- Supplied data:

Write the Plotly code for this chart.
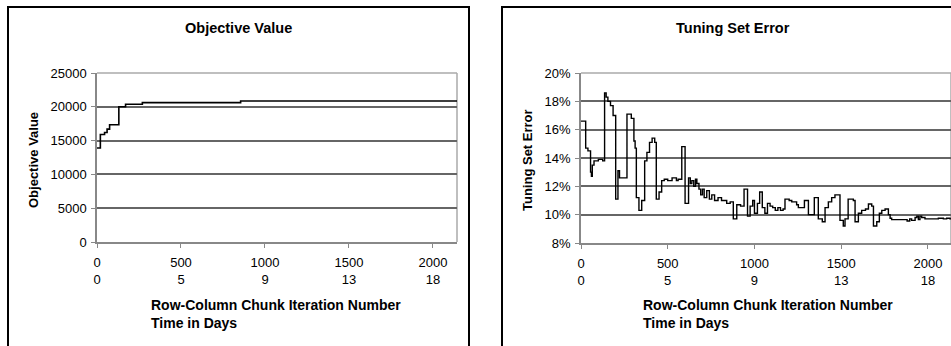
...
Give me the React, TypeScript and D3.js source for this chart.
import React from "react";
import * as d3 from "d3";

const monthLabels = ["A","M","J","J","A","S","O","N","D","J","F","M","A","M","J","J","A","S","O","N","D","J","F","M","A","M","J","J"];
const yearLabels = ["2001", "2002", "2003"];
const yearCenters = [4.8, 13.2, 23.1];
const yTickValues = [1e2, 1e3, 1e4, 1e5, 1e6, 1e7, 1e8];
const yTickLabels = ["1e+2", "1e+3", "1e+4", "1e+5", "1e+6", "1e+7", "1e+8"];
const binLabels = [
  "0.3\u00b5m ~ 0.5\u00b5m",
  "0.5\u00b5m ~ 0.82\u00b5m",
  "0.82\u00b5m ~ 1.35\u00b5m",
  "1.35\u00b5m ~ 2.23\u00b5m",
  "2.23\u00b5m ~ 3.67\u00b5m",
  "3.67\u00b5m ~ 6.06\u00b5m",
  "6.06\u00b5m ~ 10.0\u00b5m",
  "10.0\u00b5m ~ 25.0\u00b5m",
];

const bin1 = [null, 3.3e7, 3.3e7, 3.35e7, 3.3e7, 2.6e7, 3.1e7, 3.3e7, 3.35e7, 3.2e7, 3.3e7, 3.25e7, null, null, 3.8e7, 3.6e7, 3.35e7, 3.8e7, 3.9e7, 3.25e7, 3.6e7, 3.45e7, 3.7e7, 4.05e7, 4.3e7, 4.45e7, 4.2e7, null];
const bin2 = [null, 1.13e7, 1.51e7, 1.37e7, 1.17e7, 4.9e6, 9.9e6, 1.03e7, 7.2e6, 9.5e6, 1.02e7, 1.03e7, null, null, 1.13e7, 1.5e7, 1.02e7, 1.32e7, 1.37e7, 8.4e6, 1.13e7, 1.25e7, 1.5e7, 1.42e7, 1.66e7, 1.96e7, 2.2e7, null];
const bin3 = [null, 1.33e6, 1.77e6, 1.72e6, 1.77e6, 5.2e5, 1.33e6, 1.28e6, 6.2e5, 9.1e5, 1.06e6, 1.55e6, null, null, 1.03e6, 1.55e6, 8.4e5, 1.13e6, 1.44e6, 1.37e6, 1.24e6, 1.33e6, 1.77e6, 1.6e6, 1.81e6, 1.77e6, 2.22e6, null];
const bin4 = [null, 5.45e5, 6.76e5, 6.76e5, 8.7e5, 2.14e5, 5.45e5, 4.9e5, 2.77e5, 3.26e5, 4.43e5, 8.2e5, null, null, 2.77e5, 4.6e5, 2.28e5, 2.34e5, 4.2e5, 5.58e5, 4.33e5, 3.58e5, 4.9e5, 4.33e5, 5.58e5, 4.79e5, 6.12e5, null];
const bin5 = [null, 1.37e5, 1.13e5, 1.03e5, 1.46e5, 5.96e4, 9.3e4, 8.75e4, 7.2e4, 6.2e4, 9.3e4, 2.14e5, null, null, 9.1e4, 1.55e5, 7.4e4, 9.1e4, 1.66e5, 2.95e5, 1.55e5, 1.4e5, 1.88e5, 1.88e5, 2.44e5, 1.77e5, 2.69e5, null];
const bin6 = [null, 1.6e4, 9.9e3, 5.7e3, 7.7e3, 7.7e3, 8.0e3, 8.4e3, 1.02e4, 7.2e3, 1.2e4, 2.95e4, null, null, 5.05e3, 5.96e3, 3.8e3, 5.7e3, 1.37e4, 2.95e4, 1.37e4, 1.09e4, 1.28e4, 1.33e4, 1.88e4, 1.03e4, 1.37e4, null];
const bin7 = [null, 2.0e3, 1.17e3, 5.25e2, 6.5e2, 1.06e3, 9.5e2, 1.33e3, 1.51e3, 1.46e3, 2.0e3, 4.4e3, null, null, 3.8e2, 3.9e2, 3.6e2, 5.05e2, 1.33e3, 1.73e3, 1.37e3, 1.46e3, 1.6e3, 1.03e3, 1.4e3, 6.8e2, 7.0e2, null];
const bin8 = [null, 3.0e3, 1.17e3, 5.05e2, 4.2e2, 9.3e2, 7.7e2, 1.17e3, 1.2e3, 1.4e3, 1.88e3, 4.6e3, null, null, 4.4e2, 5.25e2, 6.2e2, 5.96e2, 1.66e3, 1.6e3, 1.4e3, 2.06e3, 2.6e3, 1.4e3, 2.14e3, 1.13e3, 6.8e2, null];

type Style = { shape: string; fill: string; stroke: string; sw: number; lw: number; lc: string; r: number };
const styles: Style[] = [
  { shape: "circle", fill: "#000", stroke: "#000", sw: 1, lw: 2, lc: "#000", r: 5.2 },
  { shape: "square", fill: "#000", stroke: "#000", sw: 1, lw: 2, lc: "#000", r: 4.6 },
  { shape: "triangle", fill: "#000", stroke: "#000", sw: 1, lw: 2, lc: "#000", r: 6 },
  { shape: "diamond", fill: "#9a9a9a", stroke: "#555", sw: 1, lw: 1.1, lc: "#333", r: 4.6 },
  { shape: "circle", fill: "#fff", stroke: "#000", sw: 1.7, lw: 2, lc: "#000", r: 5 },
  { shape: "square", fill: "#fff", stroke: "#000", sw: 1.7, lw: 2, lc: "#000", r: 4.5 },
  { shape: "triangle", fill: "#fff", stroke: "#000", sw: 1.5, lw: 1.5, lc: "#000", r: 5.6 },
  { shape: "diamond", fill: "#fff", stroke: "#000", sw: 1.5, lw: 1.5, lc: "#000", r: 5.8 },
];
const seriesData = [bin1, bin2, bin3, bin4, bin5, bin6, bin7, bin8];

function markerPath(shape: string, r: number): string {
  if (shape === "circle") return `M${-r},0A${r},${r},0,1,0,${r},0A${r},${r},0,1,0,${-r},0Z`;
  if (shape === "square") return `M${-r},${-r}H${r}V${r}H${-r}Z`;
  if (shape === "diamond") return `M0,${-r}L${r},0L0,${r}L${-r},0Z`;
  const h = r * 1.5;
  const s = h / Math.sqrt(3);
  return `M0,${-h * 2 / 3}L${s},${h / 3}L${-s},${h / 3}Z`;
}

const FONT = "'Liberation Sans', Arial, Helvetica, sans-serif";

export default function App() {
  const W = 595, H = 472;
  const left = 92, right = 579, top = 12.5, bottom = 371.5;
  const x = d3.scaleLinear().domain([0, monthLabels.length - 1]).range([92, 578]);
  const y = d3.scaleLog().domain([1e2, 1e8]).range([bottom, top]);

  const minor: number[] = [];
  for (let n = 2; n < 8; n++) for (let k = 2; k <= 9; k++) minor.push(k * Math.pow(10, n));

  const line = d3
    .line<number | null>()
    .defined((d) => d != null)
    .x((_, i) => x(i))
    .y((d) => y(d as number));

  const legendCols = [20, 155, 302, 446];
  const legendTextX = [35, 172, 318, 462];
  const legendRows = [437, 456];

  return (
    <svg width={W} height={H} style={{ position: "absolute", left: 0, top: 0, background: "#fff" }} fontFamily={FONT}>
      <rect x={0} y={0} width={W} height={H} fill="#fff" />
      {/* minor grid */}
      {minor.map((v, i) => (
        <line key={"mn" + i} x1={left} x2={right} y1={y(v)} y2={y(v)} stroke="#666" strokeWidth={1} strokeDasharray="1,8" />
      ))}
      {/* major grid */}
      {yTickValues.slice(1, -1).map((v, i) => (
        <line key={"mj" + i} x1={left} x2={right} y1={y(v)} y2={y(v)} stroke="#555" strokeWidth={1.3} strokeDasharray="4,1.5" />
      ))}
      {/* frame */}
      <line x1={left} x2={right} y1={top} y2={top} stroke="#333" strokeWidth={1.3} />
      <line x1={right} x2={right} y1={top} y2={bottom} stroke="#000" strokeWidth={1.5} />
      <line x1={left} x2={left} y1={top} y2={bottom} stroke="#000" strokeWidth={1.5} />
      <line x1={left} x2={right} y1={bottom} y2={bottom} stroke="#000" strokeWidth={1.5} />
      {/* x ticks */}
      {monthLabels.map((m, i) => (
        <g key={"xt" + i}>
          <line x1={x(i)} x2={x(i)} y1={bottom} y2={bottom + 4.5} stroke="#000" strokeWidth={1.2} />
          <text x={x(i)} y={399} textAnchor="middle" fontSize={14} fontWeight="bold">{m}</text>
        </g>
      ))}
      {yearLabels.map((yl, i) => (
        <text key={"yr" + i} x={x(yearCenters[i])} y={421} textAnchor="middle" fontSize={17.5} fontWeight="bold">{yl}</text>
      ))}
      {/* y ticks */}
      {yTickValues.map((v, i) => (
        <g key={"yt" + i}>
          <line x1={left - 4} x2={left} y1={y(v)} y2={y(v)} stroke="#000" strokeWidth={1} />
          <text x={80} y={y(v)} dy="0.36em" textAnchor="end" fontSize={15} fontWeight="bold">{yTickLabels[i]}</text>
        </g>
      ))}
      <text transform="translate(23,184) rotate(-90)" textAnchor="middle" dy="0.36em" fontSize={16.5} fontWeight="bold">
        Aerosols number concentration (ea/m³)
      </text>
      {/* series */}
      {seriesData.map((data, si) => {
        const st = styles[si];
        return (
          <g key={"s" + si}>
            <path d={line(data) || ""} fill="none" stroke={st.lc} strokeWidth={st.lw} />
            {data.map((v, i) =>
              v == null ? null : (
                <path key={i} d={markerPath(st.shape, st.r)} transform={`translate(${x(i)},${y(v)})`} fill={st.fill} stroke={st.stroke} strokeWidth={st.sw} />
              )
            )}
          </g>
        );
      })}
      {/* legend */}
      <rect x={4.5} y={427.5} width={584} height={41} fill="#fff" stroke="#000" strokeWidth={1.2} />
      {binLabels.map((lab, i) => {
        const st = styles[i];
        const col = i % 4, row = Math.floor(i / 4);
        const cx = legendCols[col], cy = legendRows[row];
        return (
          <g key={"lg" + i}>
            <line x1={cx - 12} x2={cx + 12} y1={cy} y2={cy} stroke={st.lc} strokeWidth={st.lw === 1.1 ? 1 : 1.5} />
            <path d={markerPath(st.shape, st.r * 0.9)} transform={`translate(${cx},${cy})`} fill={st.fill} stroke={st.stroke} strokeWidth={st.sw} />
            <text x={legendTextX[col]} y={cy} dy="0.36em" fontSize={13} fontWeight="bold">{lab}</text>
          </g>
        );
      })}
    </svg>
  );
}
---
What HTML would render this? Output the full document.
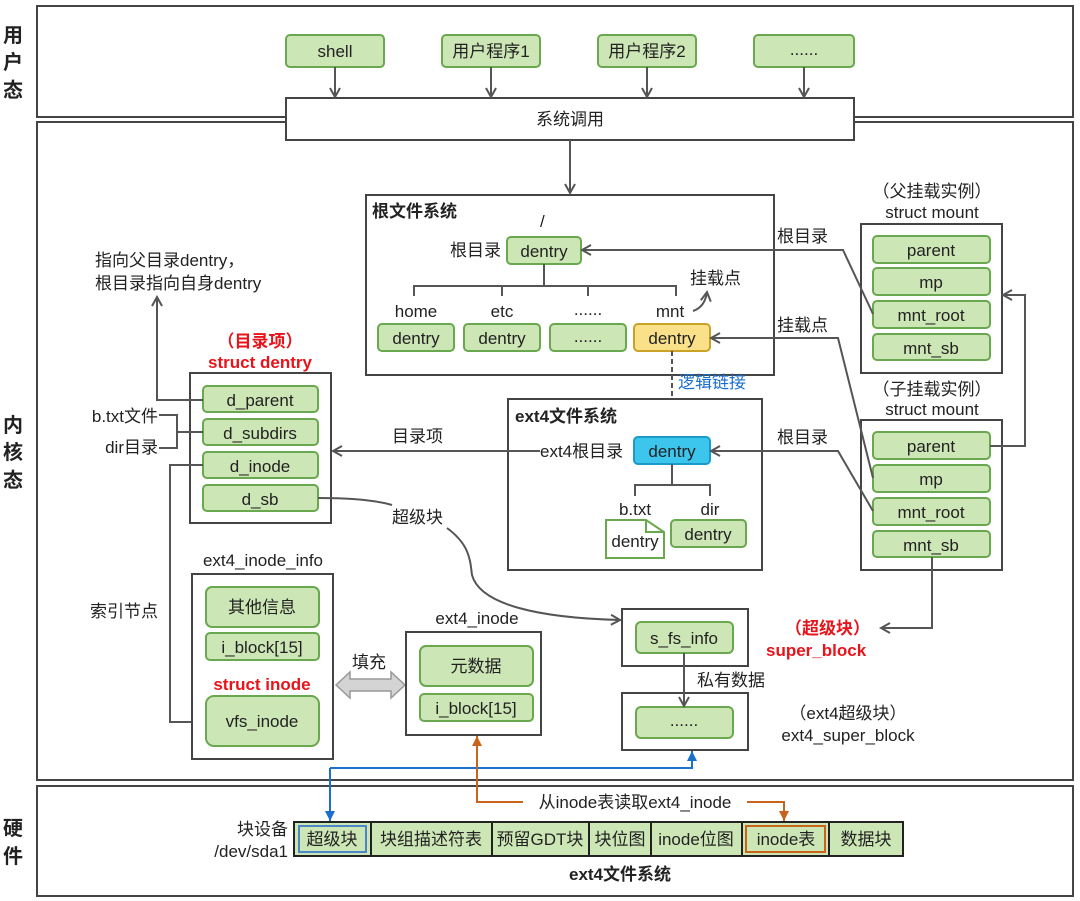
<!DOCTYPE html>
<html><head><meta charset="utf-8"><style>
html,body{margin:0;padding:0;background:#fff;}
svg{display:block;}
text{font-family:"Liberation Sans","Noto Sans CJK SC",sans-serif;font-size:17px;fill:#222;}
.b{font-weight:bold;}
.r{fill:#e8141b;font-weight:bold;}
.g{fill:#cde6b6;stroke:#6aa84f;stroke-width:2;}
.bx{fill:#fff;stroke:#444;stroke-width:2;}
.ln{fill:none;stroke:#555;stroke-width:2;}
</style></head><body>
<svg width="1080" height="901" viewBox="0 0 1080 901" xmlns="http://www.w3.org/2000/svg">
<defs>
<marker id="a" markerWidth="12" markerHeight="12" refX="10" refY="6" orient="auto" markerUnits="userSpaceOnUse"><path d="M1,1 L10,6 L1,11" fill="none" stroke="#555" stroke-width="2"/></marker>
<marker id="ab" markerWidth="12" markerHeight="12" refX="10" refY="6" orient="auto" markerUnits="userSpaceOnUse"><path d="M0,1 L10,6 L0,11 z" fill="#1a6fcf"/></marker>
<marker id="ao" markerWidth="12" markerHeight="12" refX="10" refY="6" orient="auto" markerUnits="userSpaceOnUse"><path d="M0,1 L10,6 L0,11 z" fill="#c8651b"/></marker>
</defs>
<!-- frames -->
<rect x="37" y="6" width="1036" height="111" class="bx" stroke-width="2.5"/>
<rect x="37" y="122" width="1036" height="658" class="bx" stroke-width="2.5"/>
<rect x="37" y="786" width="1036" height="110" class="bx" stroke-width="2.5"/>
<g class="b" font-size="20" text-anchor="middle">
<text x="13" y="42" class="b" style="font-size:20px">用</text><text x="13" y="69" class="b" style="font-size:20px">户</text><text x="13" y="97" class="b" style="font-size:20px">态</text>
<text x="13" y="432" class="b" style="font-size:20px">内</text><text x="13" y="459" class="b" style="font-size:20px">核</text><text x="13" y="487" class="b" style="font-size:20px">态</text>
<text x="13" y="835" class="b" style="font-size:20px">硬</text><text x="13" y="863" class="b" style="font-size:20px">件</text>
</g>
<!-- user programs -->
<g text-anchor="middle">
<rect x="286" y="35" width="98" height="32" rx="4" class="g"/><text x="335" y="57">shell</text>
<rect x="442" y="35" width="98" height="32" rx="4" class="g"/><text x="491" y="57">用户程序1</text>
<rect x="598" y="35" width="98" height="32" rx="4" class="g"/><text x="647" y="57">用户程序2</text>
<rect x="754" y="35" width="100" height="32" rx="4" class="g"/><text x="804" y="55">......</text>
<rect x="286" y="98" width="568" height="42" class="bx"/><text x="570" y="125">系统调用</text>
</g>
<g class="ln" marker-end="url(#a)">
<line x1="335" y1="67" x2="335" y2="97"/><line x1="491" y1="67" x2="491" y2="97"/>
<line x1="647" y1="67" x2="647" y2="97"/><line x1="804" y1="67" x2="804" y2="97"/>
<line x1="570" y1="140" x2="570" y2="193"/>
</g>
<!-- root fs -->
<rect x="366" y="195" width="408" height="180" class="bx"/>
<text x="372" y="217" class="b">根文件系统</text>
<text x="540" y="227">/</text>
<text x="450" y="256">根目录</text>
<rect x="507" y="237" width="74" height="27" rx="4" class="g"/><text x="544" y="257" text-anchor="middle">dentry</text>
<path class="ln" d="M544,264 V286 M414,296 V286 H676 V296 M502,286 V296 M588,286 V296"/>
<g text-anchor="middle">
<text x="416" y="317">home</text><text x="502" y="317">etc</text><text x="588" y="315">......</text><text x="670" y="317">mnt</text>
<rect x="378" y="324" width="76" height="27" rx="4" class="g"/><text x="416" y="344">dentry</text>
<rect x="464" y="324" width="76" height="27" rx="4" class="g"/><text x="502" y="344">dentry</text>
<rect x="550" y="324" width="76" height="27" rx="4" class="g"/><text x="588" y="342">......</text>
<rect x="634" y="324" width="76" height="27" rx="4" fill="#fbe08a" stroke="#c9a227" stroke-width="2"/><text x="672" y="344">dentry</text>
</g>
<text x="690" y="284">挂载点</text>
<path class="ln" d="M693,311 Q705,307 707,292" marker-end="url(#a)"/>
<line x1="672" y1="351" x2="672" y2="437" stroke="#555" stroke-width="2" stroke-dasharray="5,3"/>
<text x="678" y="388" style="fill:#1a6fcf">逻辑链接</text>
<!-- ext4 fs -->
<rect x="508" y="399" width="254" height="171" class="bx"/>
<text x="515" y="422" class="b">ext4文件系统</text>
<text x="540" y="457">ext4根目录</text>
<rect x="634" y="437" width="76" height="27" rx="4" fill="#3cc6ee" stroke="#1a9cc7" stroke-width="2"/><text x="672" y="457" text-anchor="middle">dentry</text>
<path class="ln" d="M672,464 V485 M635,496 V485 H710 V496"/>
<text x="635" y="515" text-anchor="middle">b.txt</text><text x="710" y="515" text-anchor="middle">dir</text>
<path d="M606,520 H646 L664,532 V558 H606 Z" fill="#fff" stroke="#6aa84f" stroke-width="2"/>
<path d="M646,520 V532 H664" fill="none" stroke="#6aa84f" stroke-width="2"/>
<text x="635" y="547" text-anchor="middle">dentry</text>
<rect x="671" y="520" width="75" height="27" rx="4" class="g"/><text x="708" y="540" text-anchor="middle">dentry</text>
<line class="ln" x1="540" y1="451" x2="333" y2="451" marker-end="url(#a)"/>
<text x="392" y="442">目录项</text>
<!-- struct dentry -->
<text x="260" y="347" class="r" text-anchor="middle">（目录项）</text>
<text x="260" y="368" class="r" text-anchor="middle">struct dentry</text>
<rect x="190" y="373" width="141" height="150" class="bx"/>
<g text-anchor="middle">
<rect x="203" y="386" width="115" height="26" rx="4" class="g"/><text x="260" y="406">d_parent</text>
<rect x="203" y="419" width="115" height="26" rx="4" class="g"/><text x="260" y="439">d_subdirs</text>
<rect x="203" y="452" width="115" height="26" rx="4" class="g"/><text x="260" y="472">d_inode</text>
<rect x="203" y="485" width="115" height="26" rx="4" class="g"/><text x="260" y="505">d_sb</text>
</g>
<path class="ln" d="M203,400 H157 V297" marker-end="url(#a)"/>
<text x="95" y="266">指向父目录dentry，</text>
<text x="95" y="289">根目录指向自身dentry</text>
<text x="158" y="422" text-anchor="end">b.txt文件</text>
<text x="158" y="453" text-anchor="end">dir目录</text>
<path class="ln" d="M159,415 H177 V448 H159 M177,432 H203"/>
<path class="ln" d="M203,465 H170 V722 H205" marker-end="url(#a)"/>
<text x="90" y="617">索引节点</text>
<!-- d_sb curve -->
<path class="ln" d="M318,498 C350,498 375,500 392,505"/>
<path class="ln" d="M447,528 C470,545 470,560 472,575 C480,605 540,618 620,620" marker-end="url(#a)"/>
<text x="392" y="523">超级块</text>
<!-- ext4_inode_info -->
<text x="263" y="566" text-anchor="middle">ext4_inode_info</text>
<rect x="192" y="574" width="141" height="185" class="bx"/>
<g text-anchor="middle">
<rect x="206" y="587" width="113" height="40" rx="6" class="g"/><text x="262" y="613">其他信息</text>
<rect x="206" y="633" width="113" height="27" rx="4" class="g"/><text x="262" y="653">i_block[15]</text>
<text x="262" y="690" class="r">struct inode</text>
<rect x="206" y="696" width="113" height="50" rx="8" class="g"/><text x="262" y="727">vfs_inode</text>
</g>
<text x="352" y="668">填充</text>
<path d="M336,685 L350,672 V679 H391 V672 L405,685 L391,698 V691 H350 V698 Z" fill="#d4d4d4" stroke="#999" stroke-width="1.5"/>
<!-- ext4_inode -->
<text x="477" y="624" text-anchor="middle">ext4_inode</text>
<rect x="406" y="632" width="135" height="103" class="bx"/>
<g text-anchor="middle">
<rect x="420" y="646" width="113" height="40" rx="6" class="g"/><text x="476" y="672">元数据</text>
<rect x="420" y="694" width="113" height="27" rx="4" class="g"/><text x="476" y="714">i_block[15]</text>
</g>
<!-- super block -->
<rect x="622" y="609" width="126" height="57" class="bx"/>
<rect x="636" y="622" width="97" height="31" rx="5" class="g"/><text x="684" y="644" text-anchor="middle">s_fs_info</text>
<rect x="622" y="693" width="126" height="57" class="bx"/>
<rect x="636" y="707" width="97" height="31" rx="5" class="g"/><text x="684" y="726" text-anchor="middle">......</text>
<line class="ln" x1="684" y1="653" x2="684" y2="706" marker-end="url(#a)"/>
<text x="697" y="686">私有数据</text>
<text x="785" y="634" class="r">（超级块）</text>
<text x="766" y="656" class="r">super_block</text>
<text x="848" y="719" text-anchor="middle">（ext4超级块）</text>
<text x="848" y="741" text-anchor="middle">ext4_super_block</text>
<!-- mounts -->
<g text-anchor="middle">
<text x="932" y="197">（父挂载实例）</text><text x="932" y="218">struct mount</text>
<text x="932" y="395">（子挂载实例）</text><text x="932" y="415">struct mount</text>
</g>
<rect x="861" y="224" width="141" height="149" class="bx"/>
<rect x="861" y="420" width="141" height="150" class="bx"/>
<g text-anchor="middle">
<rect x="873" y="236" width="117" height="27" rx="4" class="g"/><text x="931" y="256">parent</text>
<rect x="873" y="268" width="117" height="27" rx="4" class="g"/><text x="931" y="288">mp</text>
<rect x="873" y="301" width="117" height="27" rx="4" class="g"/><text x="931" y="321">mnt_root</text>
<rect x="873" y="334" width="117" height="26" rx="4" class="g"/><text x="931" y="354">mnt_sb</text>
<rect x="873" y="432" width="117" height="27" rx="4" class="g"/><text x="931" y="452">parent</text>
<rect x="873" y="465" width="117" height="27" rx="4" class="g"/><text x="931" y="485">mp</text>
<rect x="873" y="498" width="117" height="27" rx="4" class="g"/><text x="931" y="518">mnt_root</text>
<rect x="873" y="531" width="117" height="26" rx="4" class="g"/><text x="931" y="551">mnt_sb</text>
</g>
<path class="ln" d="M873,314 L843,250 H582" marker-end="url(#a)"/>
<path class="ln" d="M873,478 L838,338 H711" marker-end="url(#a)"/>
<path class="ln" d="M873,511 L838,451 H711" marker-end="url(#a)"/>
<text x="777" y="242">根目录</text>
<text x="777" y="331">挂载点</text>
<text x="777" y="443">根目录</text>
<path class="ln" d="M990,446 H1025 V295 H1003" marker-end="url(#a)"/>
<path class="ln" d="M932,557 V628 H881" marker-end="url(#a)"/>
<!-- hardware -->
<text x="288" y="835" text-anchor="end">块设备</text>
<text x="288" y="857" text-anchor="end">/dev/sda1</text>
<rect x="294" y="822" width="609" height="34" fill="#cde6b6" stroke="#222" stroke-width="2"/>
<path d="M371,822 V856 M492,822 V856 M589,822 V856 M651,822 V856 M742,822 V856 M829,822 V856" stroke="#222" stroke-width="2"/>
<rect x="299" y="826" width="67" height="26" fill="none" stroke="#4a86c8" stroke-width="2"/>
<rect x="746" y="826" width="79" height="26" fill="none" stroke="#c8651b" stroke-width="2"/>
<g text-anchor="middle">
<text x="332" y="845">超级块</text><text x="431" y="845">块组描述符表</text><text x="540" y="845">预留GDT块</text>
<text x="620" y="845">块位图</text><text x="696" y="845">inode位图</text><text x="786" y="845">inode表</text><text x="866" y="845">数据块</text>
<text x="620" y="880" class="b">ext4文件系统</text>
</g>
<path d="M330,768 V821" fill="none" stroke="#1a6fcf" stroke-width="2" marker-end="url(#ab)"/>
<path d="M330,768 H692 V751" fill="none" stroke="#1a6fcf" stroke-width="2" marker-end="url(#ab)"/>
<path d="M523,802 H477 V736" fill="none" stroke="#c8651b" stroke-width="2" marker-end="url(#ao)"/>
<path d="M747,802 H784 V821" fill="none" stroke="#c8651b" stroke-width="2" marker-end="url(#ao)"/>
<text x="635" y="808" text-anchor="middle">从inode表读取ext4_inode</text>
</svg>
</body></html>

- Work required: Repeat exactly the lines from the one containing "Give me the" to the one containing "import * as", both lines included, and nothing else.

- Exercise output:
Give me the React, TypeScript and D3.js source for this chart.
import React from "react";
import * as d3 from "d3";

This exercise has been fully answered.